Is this Mikey??? I am not old (21) but my friends grandma always called me Mikey because her grandson (my friend) is a super picky eater. I'd eat anything this woman made! (she was a pretty good cook to be honest...)

I do not remember the cereal, but I'm sure she told me when I asked what she was referencing. Technically I do not remember the kid but I am aware of him at least... So what does that make me?


----------



## CedarRiverScooter (Jul 17, 2019)

So anyone remember what they tied the Timex watch to? Hint, it is related to the forum!


----------



## LDUBS (Jul 17, 2019)

CedarRiverScooter said:


> So anyone remember what they tied the Timex watch to? Hint, it is related to the forum!



"Takes a lickin' and keeps on tickin'". I remember what they strapped it to, but not the brand. I even remember the name of the guy doing the commercial! 

Good grief, I'm old.
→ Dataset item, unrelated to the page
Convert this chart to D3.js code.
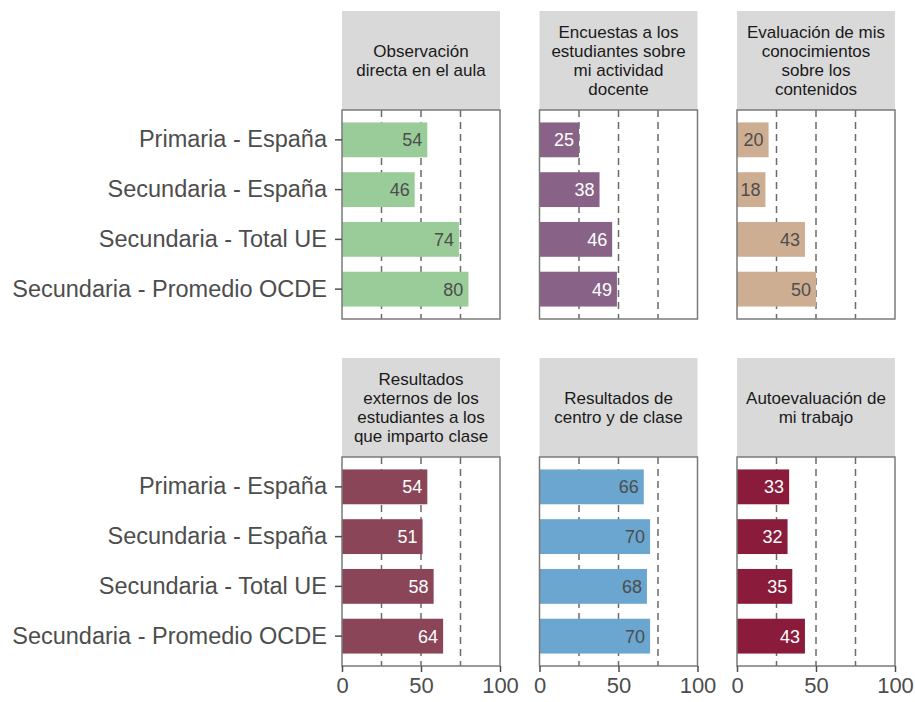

Or maybe spent too much time in front of the ol Philco.


----------



## daveintexas (Jul 20, 2019)

"Let's get Mikey. Yeah, he won't eat it, he hates everything. He likes it, hey Mikey!"

If you remember watching the ORIGINAL (1972) tv commercial, you may be on the downhill side of life,
but not what I consider old.

What I would consider old is if you can remember the network actually signing off at
the end of the evening, this of course was prior to 24/7 programming.

I guess my point is that OLD is a STATE OF MIND, as well as body \/ \/ \/ \/


----------



## LDUBS (Jul 20, 2019)

Oh man, I remember the network sign-offs. Had that screen with the Indian in the headdress. 

I agree with "old" being a state of mind. In my mind I'm young. But my body just doesn't want to play along.


----------



## Barnettd (Sep 16, 2021)

it's 10 o'clock...
do you know where your children are?


----------



## CedarRiverScooter (Sep 17, 2021)

Never used to check the obits either.


----------



## topdsm0138 (Sep 17, 2021)

[emoji1787][emoji1787] Used to make fun of my younger brother because of that commercial. His name was Mikey too. "Give it to Mikey, he'll eat anything!" Was usally followed by a "Shut up, it's not funny guys...I hate that cereal!"


----------